На другое утро она разбудила Ваню, велела одеваться, молча, не сказав ни слова, взяла его за руку и повела с собой. Ваня с тревогой поглядывал на непроницаемое лицо матери. Куда она ведет его? Неужели решила его убить, как когда-то грозил отец? Внутри все похолодело от страха, он хотел крикнуть, вырвать руку, убежать, но шел покорно, с автоматической монотонностью переставляя ноги. Уже только к концу пути он догадался, куда его ведут. На кладбище. Ну да, конечно, здесь она его и убьет и похоронит, чтобы никто не знал, куда он девался. А Егор спит, мать не разбудила Егора, брат ничего не знает и не может спасти. Вчера он набросился на Ваню с ремнем, но Елена Ивановна бить не позволила, сказала тихо:

 Не поможет!..

И Егор весь день ходил злой, цедил сквозь зубы:

 Мать пожалел бы, сопляк!

Лучше бы он вчера жестоко избил его, чем вот так мучительно шагать между крестов и гранитных тумб к месту своей казни. Вот и могила отца, маленькая почему-то, сиротливая, обнесенная по вбитым в землю колышкам алюминиевой проволокой (это Егор отмерил место для ограды).
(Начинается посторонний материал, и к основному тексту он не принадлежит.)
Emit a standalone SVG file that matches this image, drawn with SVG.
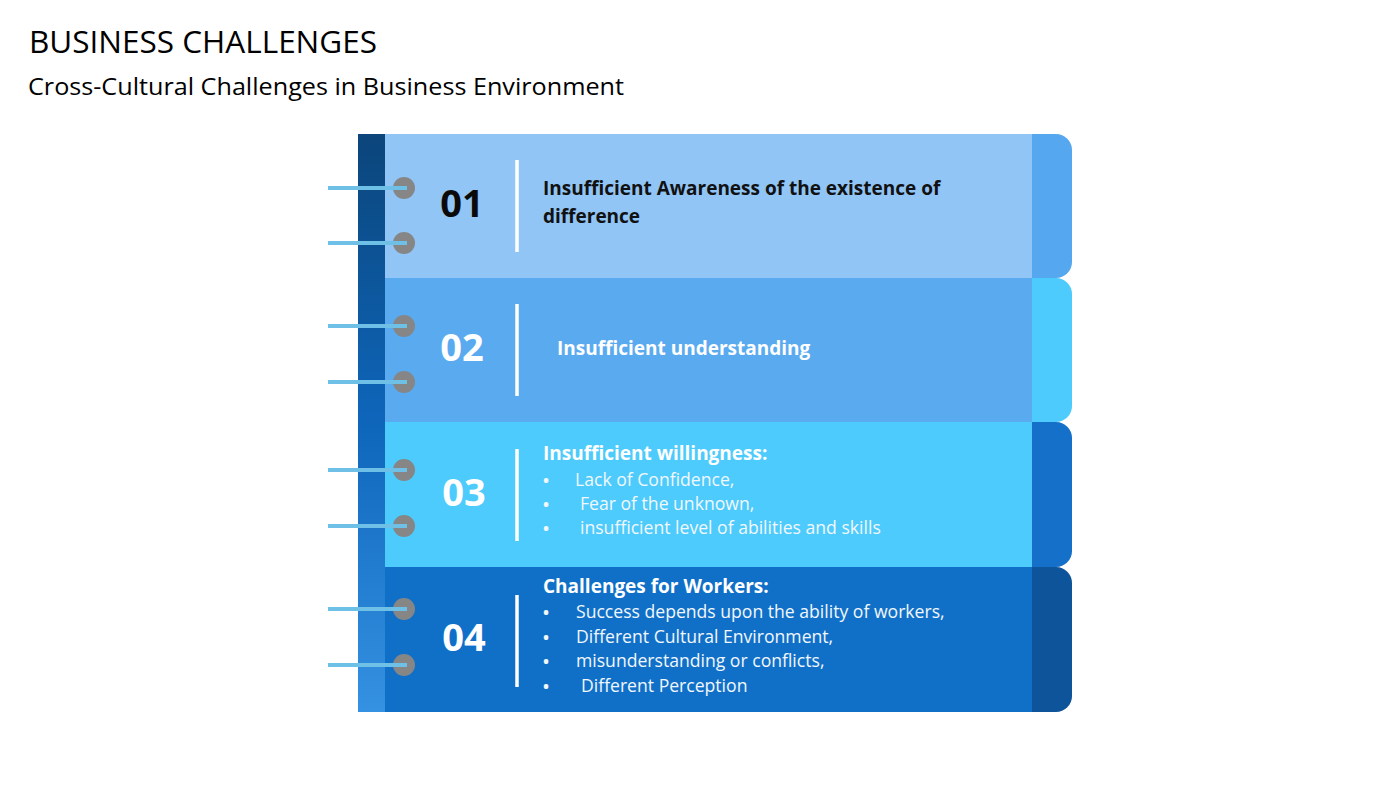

Ну вот и все. Значит, здесь он умрет. Низкое утреннее солнце, воробей, перелетевший с креста на крест, голые глянцевитые ветки пирамидального тополька  вот то последнее, что видит он в жизни

 Встань на колени!  услышал он.  Ну!  От волнения голос у матери был хриплый, страшный.  Дай на могиле отца клятву, что никогда в жизни не будешь больше курить!

Вместо того чтобы обрадоваться, что никто не собирается его убивать, Ваня вдруг разрыдался. Он упал на колени в снег и, дрожа, заикаясь, провыл:

 Никогда не буду курить

И заплакавшая Елена Ивановна стала целовать его мокрые от слез глаза, нос, губы

Егор и Ваня промерзли на скамье, пока не рассвело.

Егор выкурил все сигареты, сидели они, тесно обнявшись, согревая друг друга. Было страшно встать и пойти к крыльцу приемного покоя, и было страшно сидеть, ничего не делая, но так, по крайней мере, оставалась надежда.

Вдруг кто-то окликнул их. Это была та самая женщина-врач, что выгнала их вечером из приемного покоя. Она шла по аллее энергичной походкой, вся в белом, первые блики солнца отражались в стеклах ее очков.